Saffron: Why the World's Most Expensive Spice Costs $5,000/kg
What Makes Saffron So Expensive?
Saffron comes from the stigmas (female reproductive parts) of the Crocus sativus flower. Each flower produces exactly three stigmas, which must be hand-picked during a two-week bloom period each autumn. It takes approximately 75,000 flowers — picked by hand — to produce one pound of saffron. No machine has ever been designed that can replicate this delicate harvest.
The Harvest Process
- Dawn picking: Flowers must be harvested before sunrise, when the stigmas are still protected inside closed petals
- Same-day separation: Workers carefully pluck the three red stigmas from each flower by hand
- Low-temperature drying: Stigmas are dried at controlled temperatures to preserve flavor compounds
- Yield: 150 flowers produce approximately 1 gram of dried saffron
How to Identify Real Saffron
Real saffron threads are trumpet-shaped (wider at one end), deep red with occasional orange tips, and should turn water yellow (not red) when soaked. Fake saffron is often dyed corn silk, safflower, or coconut threads. If the water turns red immediately, it's dyed and fake. Real saffron releases color slowly over 10-15 minutes.
Proper Usage
Always bloom saffron in warm (not boiling) liquid for 15-20 minutes before adding to your dish.
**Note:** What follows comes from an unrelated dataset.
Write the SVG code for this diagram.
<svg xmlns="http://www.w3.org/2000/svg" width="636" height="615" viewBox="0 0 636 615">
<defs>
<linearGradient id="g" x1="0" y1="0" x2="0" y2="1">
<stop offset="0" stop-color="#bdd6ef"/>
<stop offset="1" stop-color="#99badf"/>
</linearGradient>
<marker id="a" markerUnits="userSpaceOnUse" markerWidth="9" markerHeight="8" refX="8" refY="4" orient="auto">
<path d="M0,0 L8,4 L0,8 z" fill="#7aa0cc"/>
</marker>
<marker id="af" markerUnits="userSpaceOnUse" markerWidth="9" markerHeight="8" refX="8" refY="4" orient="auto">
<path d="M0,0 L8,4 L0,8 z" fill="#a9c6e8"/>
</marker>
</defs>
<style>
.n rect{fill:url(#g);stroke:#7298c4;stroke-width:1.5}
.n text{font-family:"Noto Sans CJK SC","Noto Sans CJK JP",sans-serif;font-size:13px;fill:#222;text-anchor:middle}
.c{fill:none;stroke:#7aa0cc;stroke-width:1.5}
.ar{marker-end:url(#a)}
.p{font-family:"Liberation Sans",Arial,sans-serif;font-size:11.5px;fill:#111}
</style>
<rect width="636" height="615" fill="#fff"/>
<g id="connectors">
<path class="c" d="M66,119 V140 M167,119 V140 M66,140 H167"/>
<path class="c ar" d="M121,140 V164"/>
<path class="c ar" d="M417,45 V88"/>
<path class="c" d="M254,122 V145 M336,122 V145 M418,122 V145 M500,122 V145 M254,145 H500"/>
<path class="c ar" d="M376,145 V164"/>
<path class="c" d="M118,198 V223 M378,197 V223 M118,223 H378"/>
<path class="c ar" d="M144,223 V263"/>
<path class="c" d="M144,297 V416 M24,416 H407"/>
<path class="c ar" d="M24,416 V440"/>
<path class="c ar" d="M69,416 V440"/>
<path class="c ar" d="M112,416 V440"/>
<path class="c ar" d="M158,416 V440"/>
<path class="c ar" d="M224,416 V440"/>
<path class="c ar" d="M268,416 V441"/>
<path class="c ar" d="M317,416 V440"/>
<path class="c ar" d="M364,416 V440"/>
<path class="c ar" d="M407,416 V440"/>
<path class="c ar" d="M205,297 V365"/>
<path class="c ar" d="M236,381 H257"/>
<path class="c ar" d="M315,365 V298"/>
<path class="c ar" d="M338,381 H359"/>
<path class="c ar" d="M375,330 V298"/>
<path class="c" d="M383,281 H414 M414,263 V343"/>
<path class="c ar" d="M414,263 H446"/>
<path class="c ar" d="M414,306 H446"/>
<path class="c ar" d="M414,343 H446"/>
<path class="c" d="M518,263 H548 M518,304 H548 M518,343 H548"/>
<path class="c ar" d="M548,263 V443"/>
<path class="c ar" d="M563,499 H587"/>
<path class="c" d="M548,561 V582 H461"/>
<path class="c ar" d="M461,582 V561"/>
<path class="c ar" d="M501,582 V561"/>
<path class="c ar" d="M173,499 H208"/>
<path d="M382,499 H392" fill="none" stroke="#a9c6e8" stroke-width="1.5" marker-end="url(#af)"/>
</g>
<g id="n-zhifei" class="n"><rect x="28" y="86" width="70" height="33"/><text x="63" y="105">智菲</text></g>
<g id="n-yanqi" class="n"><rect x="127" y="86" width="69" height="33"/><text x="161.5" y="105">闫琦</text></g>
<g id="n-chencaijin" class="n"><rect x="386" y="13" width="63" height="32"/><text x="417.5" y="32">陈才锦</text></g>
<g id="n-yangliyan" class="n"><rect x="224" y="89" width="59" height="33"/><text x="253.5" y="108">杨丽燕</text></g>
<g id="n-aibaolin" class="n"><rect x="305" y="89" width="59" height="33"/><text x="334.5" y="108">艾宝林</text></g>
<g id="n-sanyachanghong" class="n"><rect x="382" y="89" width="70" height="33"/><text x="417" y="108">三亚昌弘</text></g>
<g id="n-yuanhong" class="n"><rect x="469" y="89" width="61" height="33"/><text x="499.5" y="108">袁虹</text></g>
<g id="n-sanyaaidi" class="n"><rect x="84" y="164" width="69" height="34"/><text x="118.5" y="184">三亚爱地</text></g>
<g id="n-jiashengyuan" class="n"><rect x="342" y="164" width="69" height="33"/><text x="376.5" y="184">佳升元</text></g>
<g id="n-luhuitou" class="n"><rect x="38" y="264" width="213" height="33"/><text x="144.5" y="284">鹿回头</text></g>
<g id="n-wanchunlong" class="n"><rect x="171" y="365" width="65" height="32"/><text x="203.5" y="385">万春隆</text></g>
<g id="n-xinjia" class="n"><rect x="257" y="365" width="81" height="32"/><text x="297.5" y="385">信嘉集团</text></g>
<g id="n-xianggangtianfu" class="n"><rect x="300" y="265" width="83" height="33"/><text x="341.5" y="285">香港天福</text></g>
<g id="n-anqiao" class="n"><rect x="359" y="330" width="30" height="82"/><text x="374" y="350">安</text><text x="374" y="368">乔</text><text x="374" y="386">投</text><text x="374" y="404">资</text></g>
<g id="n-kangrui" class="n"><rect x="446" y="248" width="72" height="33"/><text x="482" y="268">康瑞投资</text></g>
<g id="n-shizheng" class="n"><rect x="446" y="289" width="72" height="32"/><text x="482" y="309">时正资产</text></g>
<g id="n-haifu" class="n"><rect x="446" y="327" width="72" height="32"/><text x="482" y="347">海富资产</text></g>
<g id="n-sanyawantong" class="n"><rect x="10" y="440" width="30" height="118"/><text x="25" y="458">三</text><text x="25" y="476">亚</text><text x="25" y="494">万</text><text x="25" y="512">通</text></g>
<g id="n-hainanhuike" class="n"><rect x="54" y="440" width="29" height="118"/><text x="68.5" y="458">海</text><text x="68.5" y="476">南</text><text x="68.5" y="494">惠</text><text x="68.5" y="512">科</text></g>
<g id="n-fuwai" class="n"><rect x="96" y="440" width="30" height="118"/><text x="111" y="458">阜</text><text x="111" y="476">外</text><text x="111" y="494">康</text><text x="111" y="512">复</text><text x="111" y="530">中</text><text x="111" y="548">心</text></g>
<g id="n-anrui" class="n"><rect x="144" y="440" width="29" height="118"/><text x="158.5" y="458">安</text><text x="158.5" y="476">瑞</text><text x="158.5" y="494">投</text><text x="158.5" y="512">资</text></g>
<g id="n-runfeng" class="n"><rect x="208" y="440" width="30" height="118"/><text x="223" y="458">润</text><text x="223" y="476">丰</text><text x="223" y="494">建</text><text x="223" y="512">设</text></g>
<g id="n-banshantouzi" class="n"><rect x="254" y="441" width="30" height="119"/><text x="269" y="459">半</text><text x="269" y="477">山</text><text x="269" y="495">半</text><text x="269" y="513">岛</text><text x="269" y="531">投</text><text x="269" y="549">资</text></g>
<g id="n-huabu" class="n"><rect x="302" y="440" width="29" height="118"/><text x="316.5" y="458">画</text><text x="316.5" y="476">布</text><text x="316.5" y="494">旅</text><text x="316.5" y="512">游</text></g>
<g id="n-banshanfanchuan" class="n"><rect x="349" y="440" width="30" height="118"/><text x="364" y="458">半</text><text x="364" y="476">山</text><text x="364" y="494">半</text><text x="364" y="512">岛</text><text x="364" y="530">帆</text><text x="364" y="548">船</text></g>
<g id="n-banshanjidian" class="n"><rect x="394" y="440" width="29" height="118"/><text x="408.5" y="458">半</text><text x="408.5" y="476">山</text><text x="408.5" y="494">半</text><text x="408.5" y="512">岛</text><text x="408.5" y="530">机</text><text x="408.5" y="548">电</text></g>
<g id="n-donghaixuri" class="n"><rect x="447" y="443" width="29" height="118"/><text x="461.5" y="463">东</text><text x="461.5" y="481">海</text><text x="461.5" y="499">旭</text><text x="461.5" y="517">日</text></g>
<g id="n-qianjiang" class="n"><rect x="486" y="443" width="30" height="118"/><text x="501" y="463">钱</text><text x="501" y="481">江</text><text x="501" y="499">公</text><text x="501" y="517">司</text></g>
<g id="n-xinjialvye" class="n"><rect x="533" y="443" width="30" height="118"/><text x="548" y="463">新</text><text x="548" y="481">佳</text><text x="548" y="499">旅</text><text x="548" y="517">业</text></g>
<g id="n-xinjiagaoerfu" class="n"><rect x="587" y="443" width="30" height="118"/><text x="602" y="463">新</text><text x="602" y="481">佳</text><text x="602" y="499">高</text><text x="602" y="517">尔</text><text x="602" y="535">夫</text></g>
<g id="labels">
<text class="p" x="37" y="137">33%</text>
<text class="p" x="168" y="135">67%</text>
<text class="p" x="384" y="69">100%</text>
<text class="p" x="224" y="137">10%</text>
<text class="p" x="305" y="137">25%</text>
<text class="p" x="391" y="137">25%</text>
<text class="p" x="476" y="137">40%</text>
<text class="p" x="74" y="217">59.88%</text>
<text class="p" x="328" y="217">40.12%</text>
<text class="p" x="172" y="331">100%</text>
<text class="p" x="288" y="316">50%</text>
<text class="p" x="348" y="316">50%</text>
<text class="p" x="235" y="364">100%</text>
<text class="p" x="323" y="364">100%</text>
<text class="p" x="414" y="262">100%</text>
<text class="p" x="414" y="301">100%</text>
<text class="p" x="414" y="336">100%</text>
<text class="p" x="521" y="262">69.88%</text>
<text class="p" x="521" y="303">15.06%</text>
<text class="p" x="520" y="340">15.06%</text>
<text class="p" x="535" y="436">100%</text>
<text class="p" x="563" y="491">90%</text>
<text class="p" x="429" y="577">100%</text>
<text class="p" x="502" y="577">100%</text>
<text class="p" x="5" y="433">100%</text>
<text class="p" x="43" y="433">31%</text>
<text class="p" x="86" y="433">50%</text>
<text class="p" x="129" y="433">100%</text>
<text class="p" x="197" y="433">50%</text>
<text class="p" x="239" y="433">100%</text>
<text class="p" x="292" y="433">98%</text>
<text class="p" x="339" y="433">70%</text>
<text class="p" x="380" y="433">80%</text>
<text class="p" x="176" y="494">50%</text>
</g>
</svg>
A pinch (about 20 threads) is enough for a dish serving 4-6 people. The key flavor compound, safranal, is heat-sensitive — add saffron-infused liquid in the last 10 minutes of cooking.
Dishes Worth the Investment
Paella, risotto alla Milanese, Persian tahdig, bouillabaisse, and Swedish saffron buns (lussekatter) are dishes where saffron is not just a colorant but the soul of the recipe. In these dishes, no substitute can replicate saffron's unique honey-hay-metallic flavor profile.